Yuletide Information Quality
Here at Castlebridge Towers, we thought we might share a short case study of a recent consulting engagement and the unforeseen knock on impacts.
We recently headed north of Tromso in Norway to visit with a leading logistics and distribution service provider. We had been invited by their CEO to assess the potential applications of Big Data technologies in their operation. But when we got there we found that the scope of the project was much, much different. Our first meeting was with one of the management team, Buddy. He walked us through some of the business processes and functions in the organisation that enabled them to process their incredible logistical feats, particularly during their peak season which is a narrow window at the end of December and into early January (depending on target geographic markets).

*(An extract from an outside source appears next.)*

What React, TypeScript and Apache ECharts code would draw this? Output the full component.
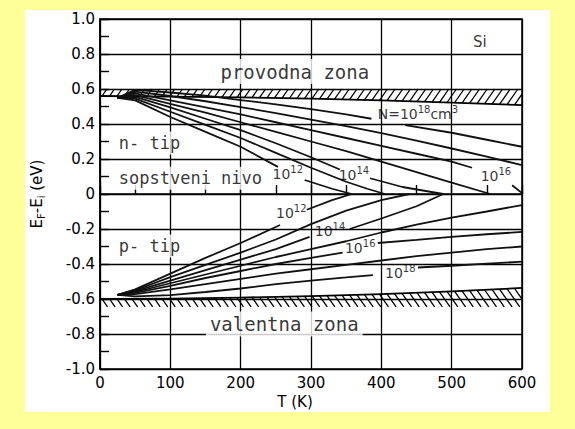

The information gathering phase of any project is important. So we listened intently to Buddy’s description of their core processes to identify what business function might be a driver for what kind of technology investment. Below is a summary of our notes:
- He’s making a list >> This is indicative of a BI reporting requirement. Why is a list being made when a standardised report could automate some, if not all of the analysis phase?
- He’s checking it twice >> OK. That’s not ideal. That suggest a degree of scrap and rework might be happening. Or it could mean there is a 2-step accuracy validation process. We need to find out more.
- He’s going to find out who’s naughty or nice >> Hmmm.. Behavioural analytics. Query: What is the source for this and is lineage of source to inferred data set traceable? What about data subjects in jurisdictions where there are restrictions on behavioural profiling in Data Privacy laws? Does this organisation have consent or other lawful basis for conducting this processing? Is there an internal ethics committee to avoid them crossing the line into behavioural manipulation or processing of sensitive personal data?
- He sees you when you’re sleeping >> OK… This smells bad. Mass surveillance activity based to gather behavioural data? Is this proportionate? What is the source data set or data gathering process? Are wearable devices (fitbits, mobile phones etc.) being used to derive this data?
- He knows when you’re awake >> This is getting worse from a Privacy perspective. Technology investment should be curtailed until appropriate controls are in place over the access to and use of this data. The question of whether the data has been obtained fairly for a specified and lawful purpose also needs to be addressed! I suppose you can’t spell the CEO’s name with out N, S, and A!
- He knows if you’ve been bad or good >> Oh heck, behavioural profiling based on social media data? Twitter activity? For a large data set that would be a use case for a Big Data Solution, but only if the original source data was obtained in a legitimate manner.
- So you’d better be good for goodness sake!>> This now poses a difficulty. Automated processing to derive behavioural and other profiles that may have a legal or equivalent impact on an identifiable data subject? That’s an issue under EU Data Protection laws. And frankly it’s just a bit Orwellian.
We filed short report with the client organisation recommending that, amongst other things they:
- Consider implementing a Data Governance programme with an emphasis on data privacy principles compliance
- Ensure that there is adequate prior notification of processing of personal data, and potentially sensitive personal data. Reliance on “word of mouth” and “custom and practice” as has traditionally been the case will not be sufficient
- Review the methods by which data is obtained, logged, and reported on to reduce the need to check lists twice. Development of a Business Data Taxonomy or Ontology would be of use here, particularly with regard to classification of data subjects based on the behavioural profiling.
- In instances where a mass surveillance activity is being undertaken to build behavioural profiles, consideration should be given to whether the processing is both necessary and proportionate.
- An appropriate appeals mechanism should be put in place that allows data subjects to object to conclusions drawn about them through behavioural analytics and that some form of non-technology based interaction must make the final decisions. i.e. Big data analytics processes should only feed indicators to a decision maker based on probablitities and with a right of appeal and correction of data.
The unintended consequences? Well, there are some new lyrics to a Christmas Carol now, to help the staff remember the process and culture change. At least that’s what Buddy tells us.
He will be preparing a list, based on data derived from a variety of first party and third party sources,
He’s checking only the low-quality score records in his BI dashboard twice
He’s using probablity clustering and machine learning to infer who is naughty or nice (based on a documented algorithm)
Santa Claus is coming to town.
Santa Claus is coming to town.
He has inferred from social media and mobile data usage when you’re sleeping.
He has inferred from wearable device logging and social media posts when you’re awake.
He has applied an algorithmic classification based on behavioural characteristics,
But there’s a transparent process for appeal and correction of incorrect data for goodness sakes.
Sigh… we miss the old version, but frankly the data quality, data privacy, and data governance issues that existed in the old processes simply didn’t stand up to scrutiny in a Big Data, post-Snowden world….